Crook persisted with the 4-2-3-1 system but altered the makeup of his midfield by thrusting Ali Abbas into an unusual central position, and later, dropping McFlynn for new signing Paul Reid, but the very fact that Reid couldn’t start the season for Sydney as he wasn’t signed until later betrays how much Crook’s plans had been disrupted, and similarly with the Jason Culina situation. Granted, plans were limited by fitness concerns, but it emphasises the impact that effectively swapping Carle for Del Piero had on Crook’s tenure. In all of Sydney’s games this season, they’ve struggled to control midfield – the 7-2 loss to the Mariners is the best illustration of this – and a failure to do so against the Victory was the catalyst for Crook’s departure.

The new coach will have the benefit of Reid, Culina and Terry Antonis (who is also capable of playing in a deeper midfield role) all being available for selection, and if the new manager intends to carry on Crook’s intention of ‘bums on seats’ football, then those players will be key.
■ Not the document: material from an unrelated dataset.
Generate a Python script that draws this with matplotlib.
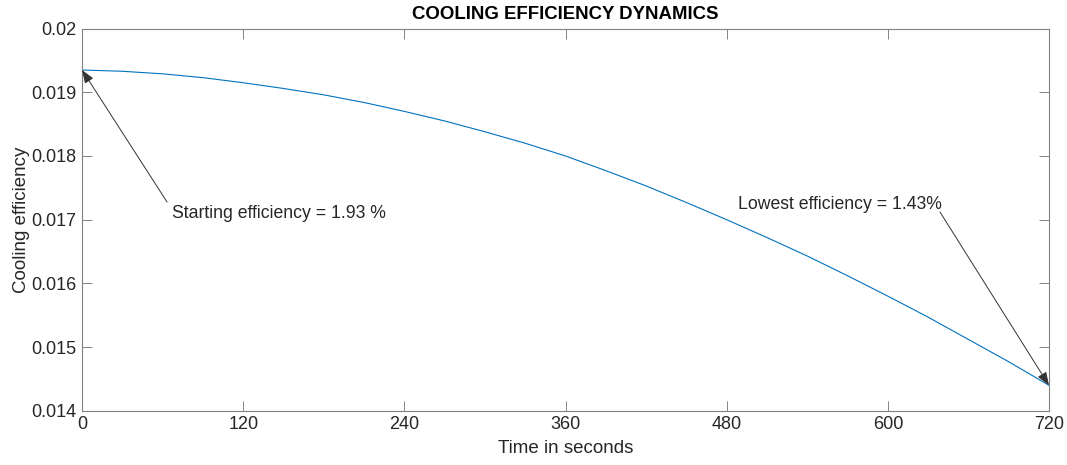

To understand this statement, it’s important to recognise the evolution of the midfielder in modern football. The central figure is Claude Makelele, a diminutive but aggressive and unspectacular player who became central to Jose Mourinho’s successful Chelsea side, despite being sold from Real Madrid without even a pause for thought from the Spanish giants. As president Florentino Perez infamously said, “we will not miss Makelele. His technique is average, he lacks the speed and skill to take the ball past opponents, and ninety percent of his distribution either goes backwards or sideways. He wasn’t a header of the ball and he rarely passed the ball more than three metres”
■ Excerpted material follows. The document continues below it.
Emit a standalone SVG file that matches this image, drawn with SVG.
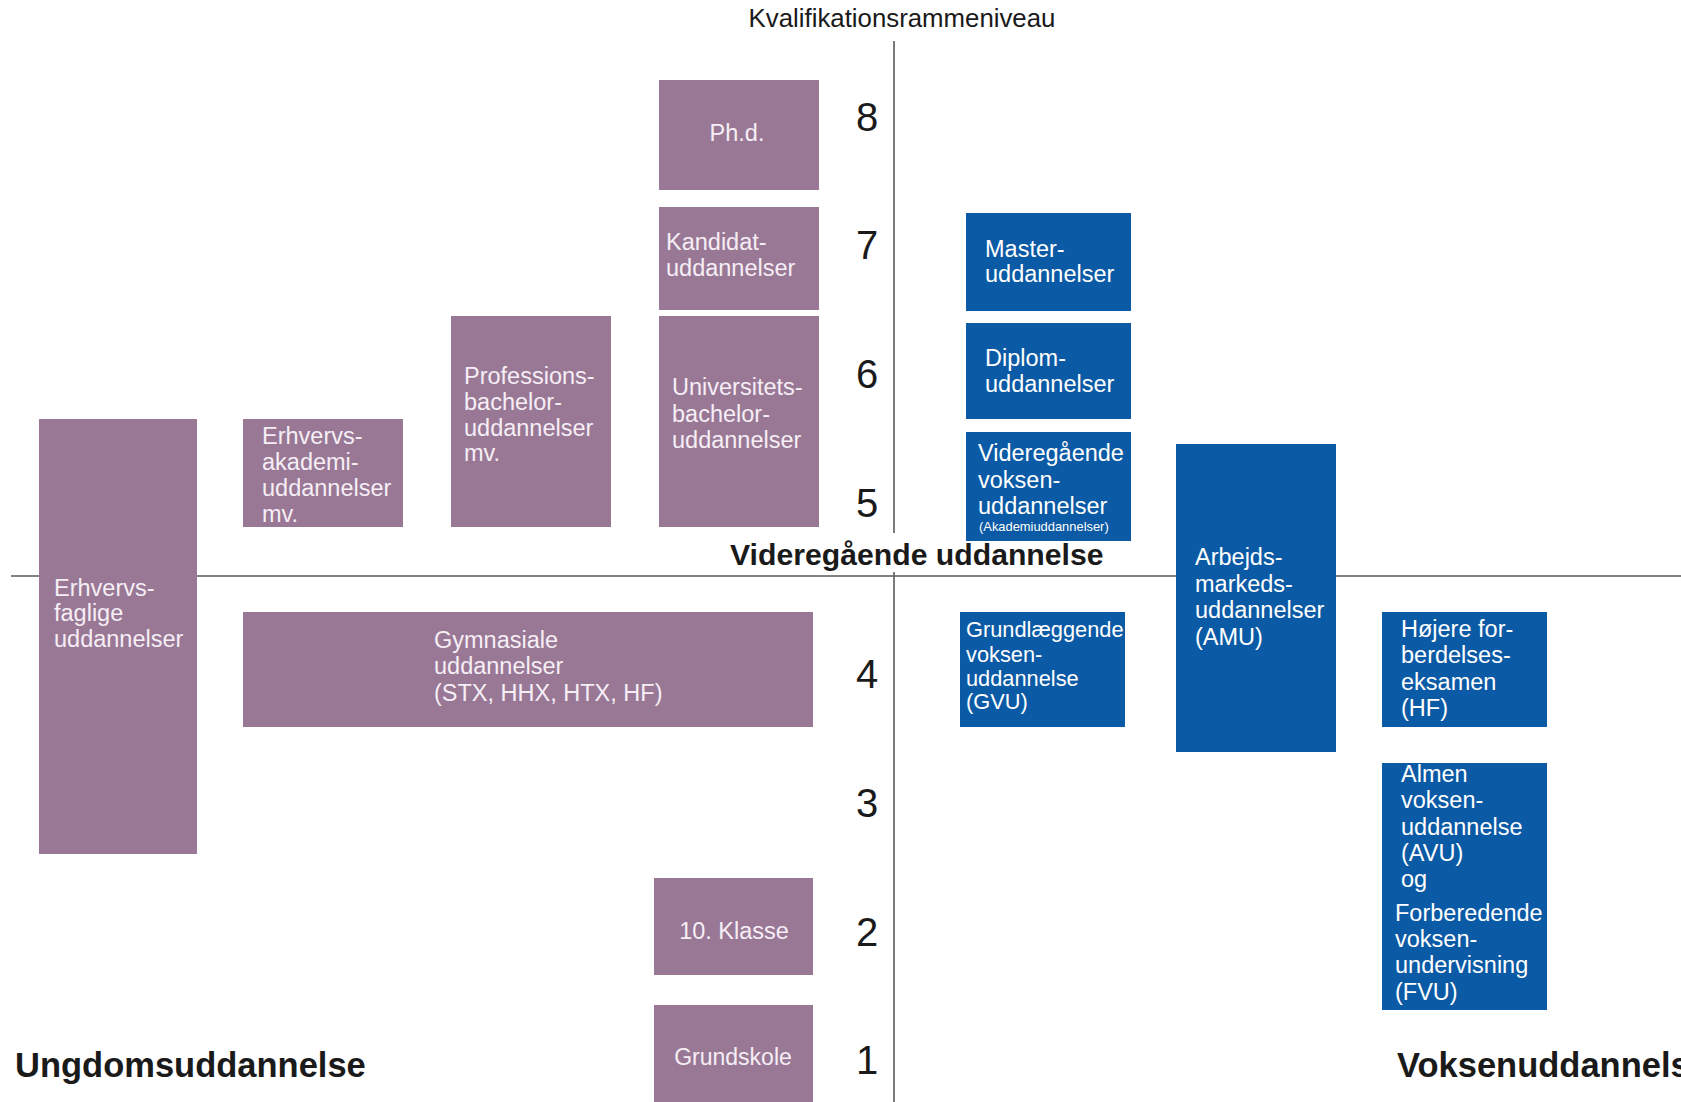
<svg xmlns="http://www.w3.org/2000/svg" width="1681" height="1102" viewBox="0 0 1681 1102">
<style>
.p{fill:#997895}
.b{fill:#0b5aa5}
.tp{font-family:"Liberation Sans",Arial,sans-serif;font-size:23.5px;fill:#f6eef5}
.tb{font-family:"Liberation Sans",Arial,sans-serif;font-size:23.5px;fill:#ffffff}
.num{font-family:"Liberation Sans",Arial,sans-serif;font-size:40px;fill:#1a1a1a;text-anchor:middle}
.hd{font-family:"Liberation Sans",Arial,sans-serif;font-weight:bold;fill:#1a1a1a}
.ax{stroke:#5a5a5a;stroke-width:1.6;fill:none}
</style>
<rect width="1681" height="1102" fill="#ffffff"/>
<g id="axes">
<line class="ax" x1="894" y1="41" x2="894" y2="533"/>
<line class="ax" x1="894" y1="572" x2="894" y2="1102"/>
<line class="ax" x1="11" y1="576" x2="1681" y2="576"/>
</g>
<text x="902" y="27" text-anchor="middle" style="font-family:'Liberation Sans',Arial,sans-serif;font-size:25.8px;fill:#1a1a1a">Kvalifikationsrammeniveau</text>
<g id="levels">
<text class="num" x="867" y="131">8</text>
<text class="num" x="867" y="259">7</text>
<text class="num" x="867" y="388">6</text>
<text class="num" x="867" y="517">5</text>
<text class="num" x="867" y="688">4</text>
<text class="num" x="867" y="817">3</text>
<text class="num" x="867" y="946">2</text>
<text class="num" x="867" y="1074">1</text>
</g>
<g id="n-phd"><rect class="p" x="659" y="80" width="160" height="110"/><text class="tp" x="737" y="141" text-anchor="middle">Ph.d.</text></g>
<g id="n-kandidat"><rect class="p" x="659" y="207" width="160" height="103"/><text class="tp"><tspan x="666" y="250">Kandidat-</tspan><tspan x="666" y="276">uddannelser</tspan></text></g>
<g id="n-universitet"><rect class="p" x="659" y="316" width="160" height="211"/><text class="tp"><tspan x="672" y="395">Universitets-</tspan><tspan x="672" y="422">bachelor-</tspan><tspan x="672" y="448">uddannelser</tspan></text></g>
<g id="n-professions"><rect class="p" x="451" y="316" width="160" height="211"/><text class="tp"><tspan x="464" y="384">Professions-</tspan><tspan x="464" y="410">bachelor-</tspan><tspan x="464" y="436">uddannelser</tspan><tspan x="464" y="461">mv.</tspan></text></g>
<g id="n-erhvervsakademi"><rect class="p" x="243" y="419" width="160" height="108"/><text class="tp"><tspan x="262" y="444">Erhvervs-</tspan><tspan x="262" y="470">akademi-</tspan><tspan x="262" y="496">uddannelser</tspan><tspan x="262" y="522">mv.</tspan></text></g>
<g id="n-erhvervsfaglige"><rect class="p" x="39" y="419" width="158" height="435"/><text class="tp"><tspan x="54" y="596">Erhvervs-</tspan><tspan x="54" y="621">faglige</tspan><tspan x="54" y="647">uddannelser</tspan></text></g>
<g id="n-gymnasiale"><rect class="p" x="243" y="612" width="570" height="115"/><text class="tp"><tspan x="434" y="648">Gymnasiale</tspan><tspan x="434" y="674">uddannelser</tspan><tspan x="434" y="701">(STX, HHX, HTX, HF)</tspan></text></g>
<g id="n-10klasse"><rect class="p" x="654" y="878" width="159" height="97"/><text class="tp" x="734" y="939" text-anchor="middle" style="font-size:23.5px">10. Klasse</text></g>
<g id="n-grundskole"><rect class="p" x="654" y="1005" width="159" height="97"/><text class="tp" x="733" y="1065" text-anchor="middle" style="font-size:23px">Grundskole</text></g>
<g id="n-master"><rect class="b" x="966" y="213" width="165" height="98"/><text class="tb"><tspan x="985" y="257">Master-</tspan><tspan x="985" y="282">uddannelser</tspan></text></g>
<g id="n-diplom"><rect class="b" x="966" y="323" width="165" height="96"/><text class="tb"><tspan x="985" y="366">Diplom-</tspan><tspan x="985" y="392">uddannelser</tspan></text></g>
<g id="n-vvu"><rect class="b" x="966" y="432" width="165" height="109"/><text class="tb"><tspan x="978" y="461">Videregående</tspan><tspan x="978" y="488">voksen-</tspan><tspan x="978" y="514">uddannelser</tspan></text><text class="tb" x="979" y="531" style="font-size:12.9px">(Akademiuddannelser)</text></g>
<g id="n-gvu"><rect class="b" x="960" y="612" width="165" height="115"/><text class="tb" style="font-size:21.8px"><tspan x="966" y="637">Grundlæggende</tspan><tspan x="966" y="662">voksen-</tspan><tspan x="966" y="686">uddannelse</tspan><tspan x="966" y="709">(GVU)</tspan></text></g>
<g id="n-amu"><rect class="b" x="1176" y="444" width="160" height="308"/><text class="tb"><tspan x="1195" y="565">Arbejds-</tspan><tspan x="1195" y="592">markeds-</tspan><tspan x="1195" y="618">uddannelser</tspan><tspan x="1195" y="645">(AMU)</tspan></text></g>
<g id="n-hf"><rect class="b" x="1382" y="612" width="165" height="115"/><text class="tb"><tspan x="1401" y="637">Højere for-</tspan><tspan x="1401" y="663">berdelses-</tspan><tspan x="1401" y="690">eksamen</tspan><tspan x="1401" y="716">(HF)</tspan></text></g>
<g id="n-avu-fvu"><rect class="b" x="1382" y="763" width="165" height="247"/><text class="tb"><tspan x="1401" y="782">Almen</tspan><tspan x="1401" y="808">voksen-</tspan><tspan x="1401" y="835">uddannelse</tspan><tspan x="1401" y="861">(AVU)</tspan><tspan x="1401" y="887">og</tspan><tspan x="1395" y="921">Forberedende</tspan><tspan x="1395" y="947">voksen-</tspan><tspan x="1395" y="973">undervisning</tspan><tspan x="1395" y="1000">(FVU)</tspan></text></g>
<g id="connectors"></g>
<text class="hd" x="730" y="565" style="font-size:30.2px">Videregående uddannelse</text>
<text class="hd" x="15" y="1077" style="font-size:34.5px">Ungdomsuddannelse</text>
<text class="hd" x="1397" y="1077" style="font-size:34.5px">Voksenuddannelse</text>
</svg>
Yet Makelele went on to become the fulcrum of the Chelsea midfield, playing the deepest role of a three man midfield and tasked with shielding the back four. His function was deceptively simple, yet crucial, and it sparked a craze for similarly destructive players, which of course lead to years of reactive, defensive football.

But then Pep Guardiola came along, and with his unprecedented success at Barcelona, established a new theme in world football, one centred around short, intricate passing in the final third. Never before has football been focused on passing, a trend which extends itself to the normally destructive holding midfielder. That position has become more refined, more about short distribution and reading of the play rather than ‘physical’ work, a fact epitomised by Manchester United midfielder, Michael Carrick.

To play a possession game, as Crook desired, he needed midfielders comfortable on the ball, ones able to control the tempo of a game. That explains why McFlynn was so uncomfortable within his side, and Crook suggested as much: ”We’ve given Terry one thing in particular to work on and I told him that to work himself back into the first team, it’s about can you get yourself facing forward and playing forward,” he said. ”That’s where we need his passes to be heading. If he can do that, it will give him every chance of pushing his way back into the team.”

Arsene Wenger recently discussed the changing role of the deeper midfielder. “They are not destroyers anymore, they are players that the game starts from and the quality of their passing has become very important,” he said. “That’s why you don’t really see purely destructive players in these positions anymore.” Indeed, the Frenchman’s decision to effectively replace Alex Song with Mikel Arteta in the Arsenal midfield (albeit, with a few other extenuating tactical factors) sums up the role of the deep-lying midfielder not only in possession-based systems, but in modern football. Carle’s departure, coupled with the late arrivals of Reid and Culina, consigned Crook to his unfortunate fate.

By Tim Palmer

Tim is a football coach, writer, analyst and sports scientist. He is currently Assistant Technical Director, Head of Player Development & Video and a coach at NWSF Spirit, as well as working with the Pararoos. Previously, he has worked as an analyst with the Socceroos, and in the A-League.